Friday, January 22, 2010

With all the hysteria about the recent Supreme Court decision opining that the First Amendment actually protects political speech, I found this summary the easiest to get my arms around:
The 1st Amendment doesn't just protect freedom of speech. It also protects freedom of the press.

In the late 20th century, a concerted effort was made to create a mythology that "the press" is somehow synonymous with "journalism as taught at Columbia". And it's not. "The press" is actually synonymous with "any group of assholes banded together to provide any information or opinion content whatsoever to the public".

The state has no right to declare what organizations are and are not the press. If the corporation that publishes the New York Times can engage in political speech, so can every other corporation. The SCOTUS specifically endorsed this argument in its ruling today.

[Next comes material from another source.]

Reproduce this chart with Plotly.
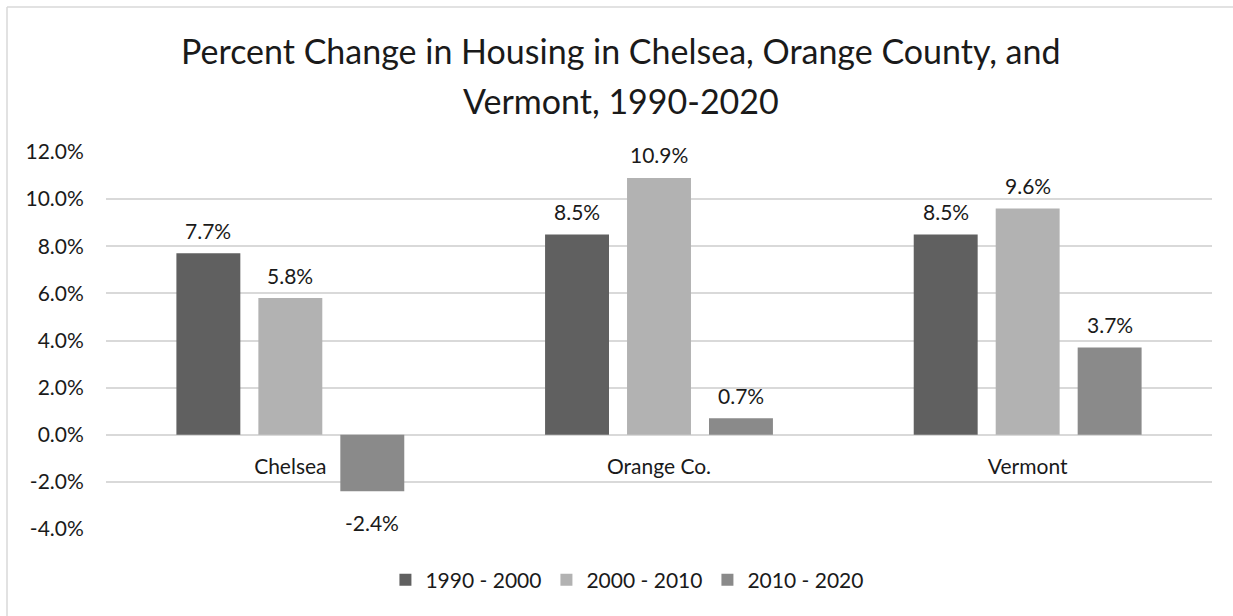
import plotly.graph_objects as go

categories = ["Chelsea", "Orange Co.", "Vermont"]
series_names = ["1990 - 2000", "2000 - 2010", "2010 - 2020"]
v_1990_2000 = [0.077, 0.085, 0.085]
v_2000_2010 = [0.058, 0.109, 0.096]
v_2010_2020 = [-0.024, 0.007, 0.037]
y_ticks = [-0.04, -0.02, 0.0, 0.02, 0.04, 0.06, 0.08, 0.10, 0.12]
y_tick_labels = ["-4.0%", "-2.0%", "0.0%", "2.0%", "4.0%", "6.0%", "8.0%", "10.0%", "12.0%"]
title_lines = ["Percent Change in Housing in Chelsea, Orange County, and", "Vermont, 1990-2020"]

series_values = [v_1990_2000, v_2000_2010, v_2010_2020]
colors = ["#606060", "#b2b2b2", "#8a8a8a"]

FONT = "Lato"
TXT = "#1a1a1a"
W, H = 1233, 616
ML, MR, MT, MB = 106, 21, 152, 87
PW, PH = W - ML - MR, H - MT - MB
BARGAP = 0.333

fig = go.Figure()
for name, vals, col in zip(series_names, series_values, colors):
    fig.add_trace(go.Bar(x=categories, y=vals, name=name, marker=dict(color=col, line=dict(width=0))))

# data labels
slot = (1 - BARGAP) / 3
for j, vals in enumerate(series_values):
    for i, v in enumerate(vals):
        fig.add_annotation(
            x=i + (j - 1) * slot, y=v, xref="x", yref="y",
            text=f"{v*100:.1f}%", showarrow=False,
            yshift=23 if v >= 0 else -31, yanchor="middle",
            font=dict(family=FONT, size=21, color=TXT),
        )

# title (two lines)
for line, yc in zip(title_lines, [51, 101]):
    fig.add_annotation(
        text=line, showarrow=False, xref="paper", yref="paper",
        x=(621 - ML) / PW, xanchor="center", y=1 + (MT - yc) / PH, yanchor="middle",
        font=dict(family=FONT, size=34, color=TXT),
    )

# outer chart border (top and left edges visible in frame)
bx0 = (7 - ML) / PW
by1 = 1 + (MT - 7) / PH
fig.add_shape(type="line", xref="paper", yref="paper", x0=bx0, x1=(W + 5 - ML) / PW, y0=by1, y1=by1,
              line=dict(color="#d9d9d9", width=1.5), layer="below")
fig.add_shape(type="line", xref="paper", yref="paper", x0=bx0, x1=bx0, y0=-(MB + 5) / PH, y1=by1,
              line=dict(color="#d9d9d9", width=1.5), layer="below")

fig.update_layout(
    width=W, height=H,
    margin=dict(l=ML, r=MR, t=MT, b=MB),
    paper_bgcolor="white", plot_bgcolor="white",
    barmode="group", bargap=BARGAP, bargroupgap=0.22,
    font=dict(family=FONT, size=21, color=TXT),
    xaxis=dict(anchor="free", position=0.25, showgrid=False, showline=False, zeroline=False,
               ticks="outside", ticklen=13, tickcolor="rgba(0,0,0,0)",
               tickfont=dict(family=FONT, size=21, color=TXT)),
    yaxis=dict(range=[-0.04, 0.12], tickvals=y_ticks, ticktext=y_tick_labels,
               showgrid=True, gridcolor="#d9d9d9", gridwidth=1.5,
               zeroline=True, zerolinecolor="#d9d9d9", zerolinewidth=1.5,
               showline=False, ticks="outside", ticklen=17, tickcolor="rgba(0,0,0,0)",
               tickfont=dict(family=FONT, size=21, color=TXT)),
    legend=dict(orientation="h", x=0.471, xanchor="center", y=-(580 - (H - MB)) / PH,
                yanchor="middle", font=dict(family=FONT, size=21, color=TXT),
                itemwidth=30, traceorder="normal"),
)

post = ("document.documentElement.style.margin='0';document.body.style.margin='0';"
        "document.documentElement.style.overflow='hidden';document.body.style.overflow='hidden';"
        "document.body.style.background='white';")
fig.write_html("out.html", post_script=post, config={"displayModeBar": False})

Update: The Wall Street Journal sums it up nicely
The Court's opinion is especially effective in dismantling McCain-Feingold's arbitrary exemption for media corporations. Thus a corporation that owns a newspaper—News Corp. or the New York Times—retains its First Amendment right to speak freely. "At the same time, some other corporation, with an identical business interest but no media outlet in its ownership structure, would be forbidden to speak or inform the public about the same issue," wrote Justice Kennedy. "This differential treatment cannot be squared with the First Amendment."